start Material

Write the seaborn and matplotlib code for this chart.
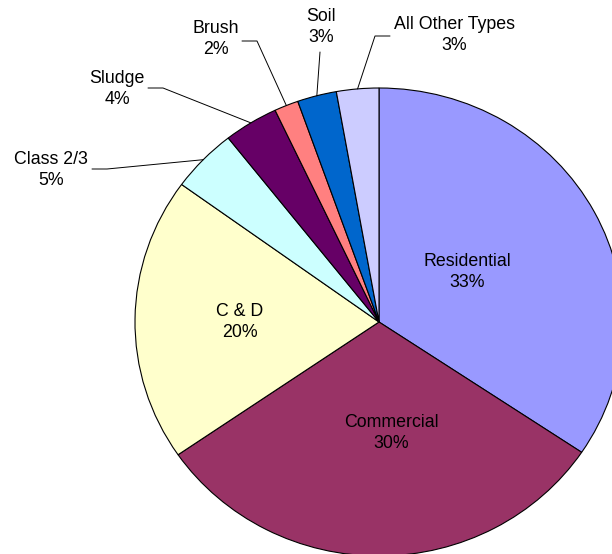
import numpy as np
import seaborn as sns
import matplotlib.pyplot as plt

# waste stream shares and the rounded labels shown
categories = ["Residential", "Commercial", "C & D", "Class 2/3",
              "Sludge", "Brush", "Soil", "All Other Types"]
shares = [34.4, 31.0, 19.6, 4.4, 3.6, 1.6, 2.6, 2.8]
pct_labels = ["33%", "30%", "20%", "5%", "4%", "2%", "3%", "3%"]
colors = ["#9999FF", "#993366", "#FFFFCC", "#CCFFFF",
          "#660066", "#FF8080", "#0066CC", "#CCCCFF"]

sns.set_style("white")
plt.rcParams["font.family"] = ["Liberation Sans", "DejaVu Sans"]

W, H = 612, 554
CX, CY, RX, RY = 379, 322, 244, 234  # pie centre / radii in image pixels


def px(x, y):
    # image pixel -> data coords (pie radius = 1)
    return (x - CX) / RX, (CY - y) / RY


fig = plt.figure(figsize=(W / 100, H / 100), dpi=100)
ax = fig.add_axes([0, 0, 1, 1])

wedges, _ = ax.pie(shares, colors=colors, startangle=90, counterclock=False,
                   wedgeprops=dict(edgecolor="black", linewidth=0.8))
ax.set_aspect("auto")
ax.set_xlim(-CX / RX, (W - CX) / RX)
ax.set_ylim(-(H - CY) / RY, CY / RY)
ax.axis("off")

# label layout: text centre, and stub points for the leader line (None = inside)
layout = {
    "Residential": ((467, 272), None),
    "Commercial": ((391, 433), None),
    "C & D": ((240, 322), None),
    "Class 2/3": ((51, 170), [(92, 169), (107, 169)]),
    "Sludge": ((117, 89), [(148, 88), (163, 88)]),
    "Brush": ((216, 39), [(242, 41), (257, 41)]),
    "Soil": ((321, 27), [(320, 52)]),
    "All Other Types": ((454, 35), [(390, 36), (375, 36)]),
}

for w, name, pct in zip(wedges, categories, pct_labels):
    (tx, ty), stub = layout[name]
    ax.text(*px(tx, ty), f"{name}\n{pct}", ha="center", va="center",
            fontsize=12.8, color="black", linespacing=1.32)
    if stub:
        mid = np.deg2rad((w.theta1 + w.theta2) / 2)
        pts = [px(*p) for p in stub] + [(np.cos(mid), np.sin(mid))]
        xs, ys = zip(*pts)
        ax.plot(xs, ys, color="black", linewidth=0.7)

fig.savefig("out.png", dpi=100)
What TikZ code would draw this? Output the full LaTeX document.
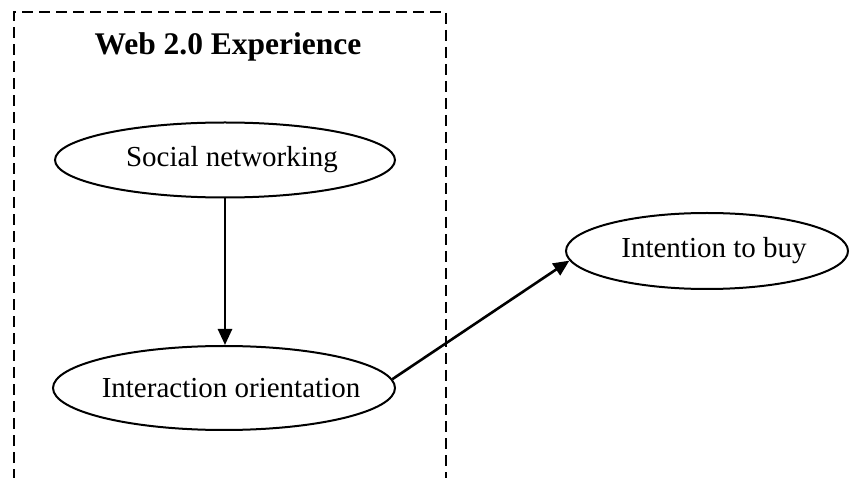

end Material

Aim of the task => Print the entries above exactly, taking out only the pictures.

Reply to the exercise =>
Write the seaborn and matplotlib code for this chart.
import numpy as np
import seaborn as sns
import matplotlib.pyplot as plt

# waste stream shares and the rounded labels shown
categories = ["Residential", "Commercial", "C & D", "Class 2/3",
              "Sludge", "Brush", "Soil", "All Other Types"]
shares = [34.4, 31.0, 19.6, 4.4, 3.6, 1.6, 2.6, 2.8]
pct_labels = ["33%", "30%", "20%", "5%", "4%", "2%", "3%", "3%"]
colors = ["#9999FF", "#993366", "#FFFFCC", "#CCFFFF",
          "#660066", "#FF8080", "#0066CC", "#CCCCFF"]

sns.set_style("white")
plt.rcParams["font.family"] = ["Liberation Sans", "DejaVu Sans"]

W, H = 612, 554
CX, CY, RX, RY = 379, 322, 244, 234  # pie centre / radii in image pixels


def px(x, y):
    # image pixel -> data coords (pie radius = 1)
    return (x - CX) / RX, (CY - y) / RY


fig = plt.figure(figsize=(W / 100, H / 100), dpi=100)
ax = fig.add_axes([0, 0, 1, 1])

wedges, _ = ax.pie(shares, colors=colors, startangle=90, counterclock=False,
                   wedgeprops=dict(edgecolor="black", linewidth=0.8))
ax.set_aspect("auto")
ax.set_xlim(-CX / RX, (W - CX) / RX)
ax.set_ylim(-(H - CY) / RY, CY / RY)
ax.axis("off")

# label layout: text centre, and stub points for the leader line (None = inside)
layout = {
    "Residential": ((467, 272), None),
    "Commercial": ((391, 433), None),
    "C & D": ((240, 322), None),
    "Class 2/3": ((51, 170), [(92, 169), (107, 169)]),
    "Sludge": ((117, 89), [(148, 88), (163, 88)]),
    "Brush": ((216, 39), [(242, 41), (257, 41)]),
    "Soil": ((321, 27), [(320, 52)]),
    "All Other Types": ((454, 35), [(390, 36), (375, 36)]),
}

for w, name, pct in zip(wedges, categories, pct_labels):
    (tx, ty), stub = layout[name]
    ax.text(*px(tx, ty), f"{name}\n{pct}", ha="center", va="center",
            fontsize=12.8, color="black", linespacing=1.32)
    if stub:
        mid = np.deg2rad((w.theta1 + w.theta2) / 2)
        pts = [px(*p) for p in stub] + [(np.cos(mid), np.sin(mid))]
        xs, ys = zip(*pts)
        ax.plot(xs, ys, color="black", linewidth=0.7)

fig.savefig("out.png", dpi=100)
What TikZ code would draw this? Output the full LaTeX document.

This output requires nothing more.